I pride myself on the fact that those who self-identify as leftists accused me of being a rightist and those who self-identify as rightists accuse me of being a leftist. Failing to fit into the preconceived notions of others is a good indicator that you are on the right track.
As an advocate of non-aggression and truly free markets I believe my philosophy fits under the libertarian umbrella. But, for reasons I’ve describe previously, I believe that my philosophy is leftist in nature. This not only means a tendency towards radicalism but also a willingness to question ideas that have traditionally been thought of as libertarian.
Today I want to spend some time discussing a term often used by socialists and communists. That term is wage slavery.
Traditional libertarian thinking opposes the concept of wage slavery. The reason for this is that employer-employee relationships are seen as voluntary arrangements, which I agree with. Socialists counter this statement by noting that employees are reliant on their employers for their very survival so the relationship isn’t really voluntary, which I also agree with. Thus I come to my favorite point regarding wage slavery. Both sides have valid points.
For a relationship to be voluntary one must be free to termination that relationship at will.
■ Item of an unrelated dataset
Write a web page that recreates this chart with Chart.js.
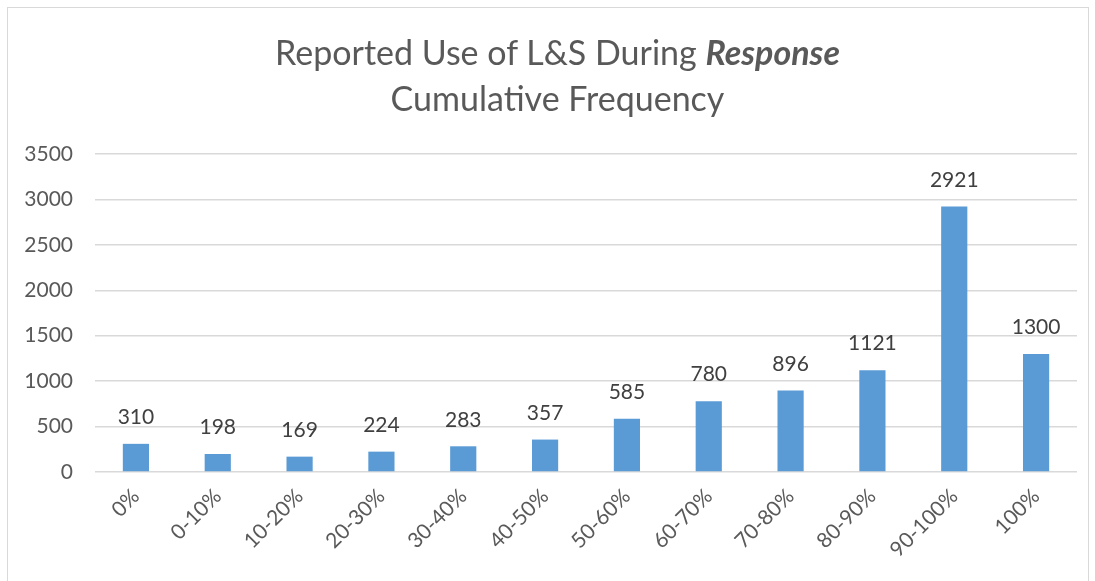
<!DOCTYPE html>
<html>
<head>
<meta charset="utf-8">
<script src="https://cdn.jsdelivr.net/npm/chart.js@4"></script>
<style>
  html, body { margin: 0; padding: 0; background: #fff; }
  #wrap { position: relative; width: 1095px; height: 581px; overflow: hidden; }
  #frame { position: absolute; left: 7px; top: 7px; width: 1082px; height: 600px; border: 1px solid #d9d9d9; box-sizing: border-box; }
  #title { position: absolute; left: 0; width: 1115px; top: 29px; text-align: center; font-family: Lato, "Open Sans", sans-serif; font-size: 34px; line-height: 46px; color: #595959; }
  #title b { font-style: italic; font-weight: bold; }
  canvas { position: absolute; left: 0; top: 0; }
</style>
</head>
<body>
<div id="wrap">
  <div id="frame"></div>
  <canvas id="c" width="1095" height="581"></canvas>
  <div id="title">Reported Use of L&amp;S During <b>Response</b><br>Cumulative Frequency</div>
</div>
<script>
const categories = ["0%", "0-10%", "10-20%", "20-30%", "30-40%", "40-50%", "50-60%", "60-70%", "70-80%", "80-90%", "90-100%", "100%"];
const frequency = [310, 198, 169, 224, 283, 357, 585, 780, 896, 1121, 2921, 1300];
const yTicks = [0, 500, 1000, 1500, 2000, 2500, 3000, 3500];

const FONT = "Lato, 'Open Sans', sans-serif";

const valueLabels = {
  id: 'valueLabels',
  afterDatasetsDraw(chart) {
    const ctx = chart.ctx;
    const meta = chart.getDatasetMeta(0);
    ctx.save();
    ctx.font = "21px " + FONT;
    ctx.fillStyle = "#404040";
    ctx.textAlign = "center";
    ctx.textBaseline = "bottom";
    meta.data.forEach((bar, i) => {
      ctx.fillText(String(chart.data.datasets[0].data[i]), bar.x, bar.y - 16);
    });
    ctx.restore();
  }
};

new Chart(document.getElementById('c'), {
  type: 'bar',
  data: {
    labels: categories,
    datasets: [{
      data: frequency,
      backgroundColor: '#5b9bd5',
      borderWidth: 0,
      barPercentage: 0.32,
      categoryPercentage: 1.0
    }]
  },
  options: {
    responsive: false,
    animation: false,
    layout: { padding: { left: 10, right: 18, top: 154, bottom: 0 } },
    plugins: { legend: { display: false }, title: { display: false }, tooltip: { enabled: false } },
    scales: {
      x: {
        grid: { display: false, drawTicks: false },
        border: { display: false },
        ticks: { color: '#595959', font: { size: 21, family: FONT }, minRotation: 45, maxRotation: 45, padding: 12 },
        afterFit(scale) { scale.height = 581 - 472; }
      },
      y: {
        min: 0, max: 3500,
        afterBuildTicks(scale) { scale.ticks = yTicks.map(v => ({ value: v })); },
        grid: { color: '#d9d9d9', lineWidth: 1.5, drawTicks: false },
        border: { display: false },
        ticks: { color: '#595959', font: { size: 21, family: FONT }, padding: 22, callback: (v) => String(v) },
        afterFit(scale) { scale.width = 85; }
      }
    }
  },
  plugins: [valueLabels]
});
</script>
</body>
</html>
A person’s relationship with the state isn’t voluntary because attempting to break off that relationship tends to end with the person being kidnapped and caged by agents of the state (or outright murdered). But a person can leave their job at will — unless they can’t. Something libertarians often forget to consider is how dependent an employee generally is on their employer.
Why do people work for an employer? Because they need money to buy goods and services. Everything from food to water to healthcare are reliant on acquiring money. Here in the United States an individuals healthcare accessibility is also dependent on their employer’s provided health insurance policy. In other words there are sizable barriers preventing an employee from simply up and leaving his or her job.
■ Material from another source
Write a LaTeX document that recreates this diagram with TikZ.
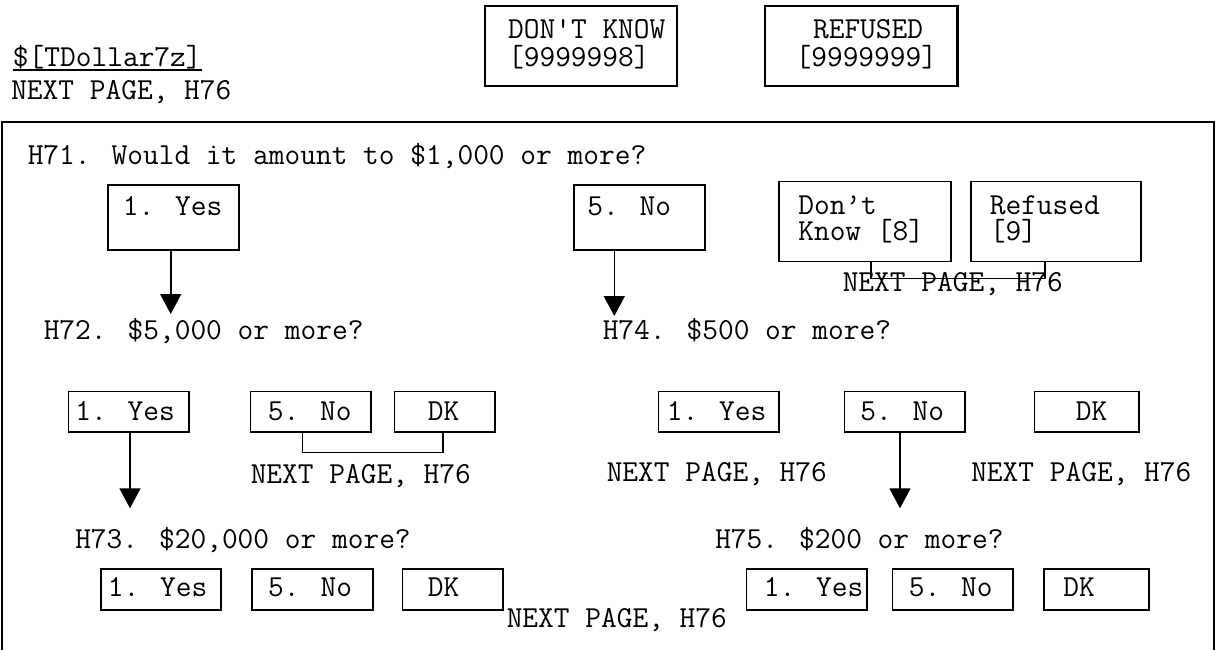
\documentclass[tikz,border=0pt]{standalone}
\usetikzlibrary{arrows.meta}
\newlength\pxu
\setlength\pxu{0.75pt}
\newcommand\boxtxt[3]{\hspace*{#1\pxu}\parbox[t]{#2\pxu}{#3}}
\tikzset{
  txt/.style={inner sep=0pt, anchor=base west},
  bx/.style={draw, line width=1.2pt, inner sep=0pt, anchor=north west},
  bigbx/.style={bx, line width=1.6pt},
  toprow/.style={text height=30.7\pxu, text depth=34\pxu},
  wrow/.style={text height=33.3\pxu, text depth=46.7\pxu},
  midrow/.style={text height=29\pxu, text depth=11.3\pxu},
  lowrow/.style={text height=27.4\pxu, text depth=13.3\pxu},
  hdrrow/.style={text height=32\pxu, text depth=48\pxu},
  conn/.style={line width=1.2pt},
  arr/.style={line width=1.2pt, -{Triangle[width=15.75pt,length=15pt]}},
  frame/.style={line width=1.5pt}
}
\begin{document}
\begin{tikzpicture}[x=0.75pt,y=-0.75pt,font={\ttfamily\fontsize{22.9}{26}\selectfont}]
\useasboundingbox (0,0) rectangle (1222,650);

% header
\node[txt] (tdollar) at (12.7,66.7) {\$[TDollar7z]};
\draw[line width=1pt] ([yshift=-2.5pt]tdollar.base west) -- ([yshift=-2.5pt]tdollar.base east);
\node[txt] (np0) at (11,99.3) {NEXT PAGE, H76};
\node[bigbx, hdrrow] (dkall) at (483.6,5) {\boxtxt{0}{192.4}{\fontsize{22.9}{21.4}\selectfont\hspace*{23.5\pxu}DON'T KNOW\\\hspace*{23.5\pxu}[9999998]}};
\node[bigbx, hdrrow] (refall) at (763.6,5) {\boxtxt{0}{192.8}{\fontsize{22.9}{21.4}\selectfont\hspace*{48.4\pxu}REFUSED\\\hspace*{31\pxu}[9999999]}};

% frame
\draw[frame] (2,653) -- (2,122.3) -- (1214,122.3) -- (1214,653);

% H71
\node[txt] (q71) at (27.5,164.3) {H71. Would it amount to \$1,000 or more?};
\node[bx, toprow] (q71yes) at (107.3,184.3) {\boxtxt{14.7}{116.3}{1. Yes}};
\node[bx, toprow] (q71no) at (573.3,184.3) {\boxtxt{13.2}{117.8}{5. No}};
\node[bx, wrow] (q71dk) at (778,180.7) {\boxtxt{19.5}{152.8}{\fontsize{22.9}{19.5}\selectfont Don’t\\Know [8]}};
\node[bx, wrow] (q71ref) at (970,180.7) {\boxtxt{19}{151}{\fontsize{22.9}{19.5}\selectfont Refused\\\relax[9]}};
\draw[conn] ([xshift=4.4pt]q71dk.south) -- ++(0,16) -| ([xshift=-8pt]q71ref.south);
\node[txt] (npdkr) at (842.5,291.7) {NEXT PAGE, H76};
\coordinate (a1) at (170.7,314);
\draw[arr] (q71yes.south -| a1) -- (a1);
\coordinate (a2) at (614.3,316);
\draw[arr] (q71no.south -| a2) -- (a2);

% H72
\node[txt] (q72) at (43.5,339.3) {H72. \$5,000 or more?};
\node[bx, midrow] (q72yes) at (67.7,390.7) {\boxtxt{6.8}{113.8}{1. Yes}};
\node[bx, midrow] (q72no) at (249.7,390.7) {\boxtxt{17.3}{103}{5. No}};
\node[bx, midrow] (q72dk) at (393.7,390.7) {\boxtxt{33.3}{67.3}{DK}};
\draw[conn] ([xshift=-6.1pt]q72no.south) -- ++(0,19.7) -| ([xshift=-1.5pt]q72dk.south);
\node[txt] (np72) at (250.5,483) {NEXT PAGE, H76};
\coordinate (a3) at (130,508.3);
\draw[arr] (q72yes.south -| a3) -- (a3);

% H74
\node[txt] (q74) at (602.5,339.3) {H74. \$500 or more?};
\node[bx, midrow] (q74yes) at (657.7,390.7) {\boxtxt{8.3}{112.3}{1. Yes}};
\node[bx, midrow] (q74no) at (843.7,390.7) {\boxtxt{15.8}{104.5}{5. No}};
\node[bx, midrow] (q74dk) at (1033.5,390.7) {\boxtxt{41.5}{63.4}{DK}};
\node[txt] (np74y) at (606.5,481.7) {NEXT PAGE, H76};
\node[txt] (np74d) at (971,481.7) {NEXT PAGE, H76};
\coordinate (a4) at (900,508.3);
\draw[arr] (q74no.south -| a4) -- (a4);

% H73
\node[txt] (q73) at (75,548.3) {H73. \$20,000 or more?};
\node[bx, lowrow] (q73yes) at (100.3,568.3) {\boxtxt{6.7}{113.4}{1. Yes}};
\node[bx, lowrow] (q73no) at (251.4,568.3) {\boxtxt{16}{104.6}{5. No}};
\node[bx, lowrow] (q73dk) at (401.8,568.3) {\boxtxt{25.2}{75.1}{DK}};
\node[txt] (npbot) at (506.5,627.5) {NEXT PAGE, H76};

% H75
\node[txt] (q75) at (715,548.3) {H75. \$200 or more?};
\node[bx, lowrow] (q75yes) at (745.7,568.3) {\boxtxt{17.3}{103}{1. Yes}};
\node[bx, lowrow] (q75no) at (891.7,568.3) {\boxtxt{16.3}{104.3}{5. No}};
\node[bx, lowrow] (q75dk) at (1043.3,568.3) {\boxtxt{19.2}{85.8}{DK}};
\end{tikzpicture}
\end{document}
Now that I’ve covered why I think wage slavery is a valid condition I think it’s time to address solutions to it. Socialists tend to favor ideas such as a universal basic income (UBI). The idea behind a UBI is that each person receives an income necessary for survival regardless of employment status. While the idea sounds good on paper any descent economists will rightly point out that such a program is necessarily inflationary and libertarians will point out that such a program requires the use of force to implement.
No, a UBI isn’t a working solution in my opinion. Instead I find the solution to wage slavery to be similar to solutions for most relationship-based problems. You don’t need a job, you need a business. This is a common saying amongst Minnesota’s agorist community and it rings true. So long as you’re dependent on an employer you’re not really free. If your survival is made possible by your work alone then you are much freer. Granted, you are still dependent on your customers but at some point anybody unwilling to subsistence farm is dependent on other human beings. With that in mind I still believe starting a business is the best option for achieving as much independence as possible.
This doesn’t mean you can’t be an employee. Many agorists work for an employer and operate a side business. If they lose their main employment they are able to fall back on their side business to make ends meet, at least until they find employment again. Sometimes a side business becomes successful enough to become an agorists primary source of income. It also doesn’t mean that you have to start a business. Many people are content working for an employer and they should be free to continue doing so if that is what they want. All that I’m saying is that having your own businesses makes you more independent and therefore freer.
So I believe wage slavery is a valid condition, which makes me a dirty leftists, but I also believe a libertarian solution exists, which makes me a dirty rightist (by United States standards anyways). Wage slavery is something that both sides of the aisle could find common ground with. Sadly the self-proclaimed leftists seem unwilling to accept a libertarian solution and the self-proclaimed rightists seem unwilling to acknowledge wage slavery as a legitimate condition. Thus two radical philosophies will continue to find themselves locked in an eternal death spiral while the statists continue to rule over everybody.